● **What to produce**: Everything from the first line down to the line containing "import matplotlib.pyplot as plt" is to be retyped exactly, both ends included, with pictures left out.

● **Records to process**:
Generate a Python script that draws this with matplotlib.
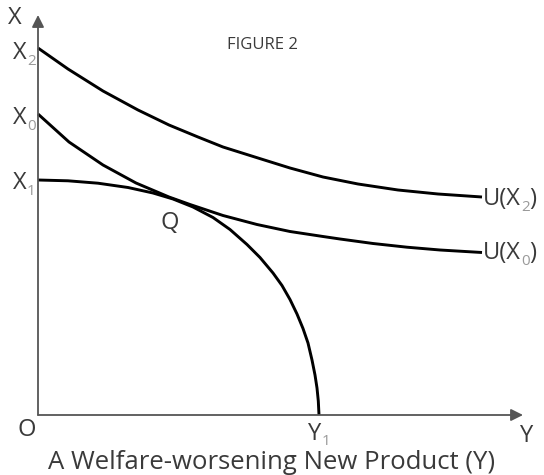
import matplotlib.pyplot as plt

# curves (origin at O)
u2_x = [0, 30, 65, 100, 131, 160, 185, 220, 252, 285, 320, 360, 400, 444]
u2_y = [367, 346, 324, 305, 290, 278, 268, 257, 247, 238, 231, 225, 221, 218]

u0_x = [0, 31, 65, 98, 131, 152, 185, 219, 252, 285, 302, 335, 369, 402, 444]
u0_y = [301, 273, 250, 232, 218, 210.5, 199.5, 190.5, 183.5, 178.5, 176, 171.5,
        167.8, 165, 162.5]

ppf_x = [0, 30, 60, 90, 115, 135, 155, 175, 192, 209, 222, 235, 244, 252,
         259, 265, 270, 274, 277, 279, 280.3, 281]
ppf_y = [235, 234.2, 231.8, 227.5, 222, 216, 208, 197.5, 185.5, 170.5, 157.5,
         142, 129.5, 115.5, 101, 86.5, 72, 55, 40, 27, 14, 0]

txt = '#3a3a3a'
sub = '#9a9a9a'
plt.rcParams['font.family'] = ['Open Sans', 'DejaVu Sans']

fig = plt.figure(figsize=(5.44, 4.75), dpi=100)
ax = fig.add_axes([0, 0, 1, 1])
ax.set_xlim(-38, 506)
ax.set_ylim(-60, 415)
ax.axis('off')

# axes with arrows
ax.annotate('', xy=(0, 400), xytext=(0, 0),
            arrowprops=dict(arrowstyle='-|>', color='#555555', lw=1.3,
                            mutation_scale=18, shrinkA=0, shrinkB=0))
ax.annotate('', xy=(485, 0), xytext=(0, 0),
            arrowprops=dict(arrowstyle='-|>', color='#555555', lw=1.3,
                            mutation_scale=18, shrinkA=0, shrinkB=0))

for xs, ys in [(u2_x, u2_y), (u0_x, u0_y), (ppf_x, ppf_y)]:
    ax.plot(xs, ys, color='black', lw=2.1, solid_capstyle='butt',
            solid_joinstyle='round')


def label(x, y, main, s, tail='', ha='center', drop=-3):
    t = ax.text(x, y, main, fontsize=17, color=txt, ha=ha, va='center')
    t2 = ax.annotate(s, xy=(1, 0), xycoords=t, xytext=(0, drop),
                     textcoords='offset points', fontsize=11, color=sub,
                     ha='left', va='bottom')
    if tail:
        ax.annotate(tail, xy=(1, 0), xycoords=t2, xytext=(0, -drop),
                    textcoords='offset points', fontsize=17, color=txt,
                    ha='left', va='bottom')


ax.text(-23, 397, 'X', fontsize=17, color=txt, ha='center', va='center')
label(-18, 362, 'X', '2')
label(-18, 297, 'X', '0')
label(-18, 232, 'X', '1')
label(445, 216, 'U(X', '2', ')', ha='left')
label(445, 162, 'U(X', '0', ')', ha='left')
label(277, -19, 'Y', '1', drop=-2)

ax.text(132, 192, 'Q', fontsize=17, color=txt, ha='center', va='center')
ax.text(-11, -15, 'O', fontsize=17, color=txt, ha='center', va='center')
ax.text(489, -21, 'Y', fontsize=17, color=txt, ha='center', va='center')
ax.text(224, 370, 'FIGURE 2', fontsize=12, color=txt, ha='center', va='center')
ax.text(234, -47.5, 'A Welfare-worsening New Product (Y)', fontsize=18.5,
        color=txt, ha='center', va='center')

fig.savefig('out.png', dpi=100)
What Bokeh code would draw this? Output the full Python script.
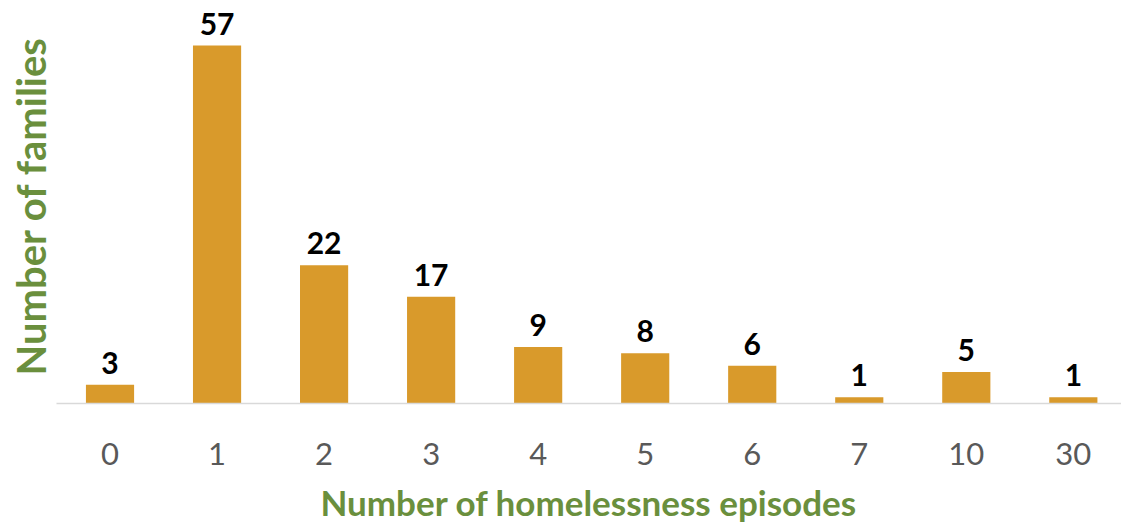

● **Task response**:
Generate a Python script that draws this with matplotlib.
import matplotlib.pyplot as plt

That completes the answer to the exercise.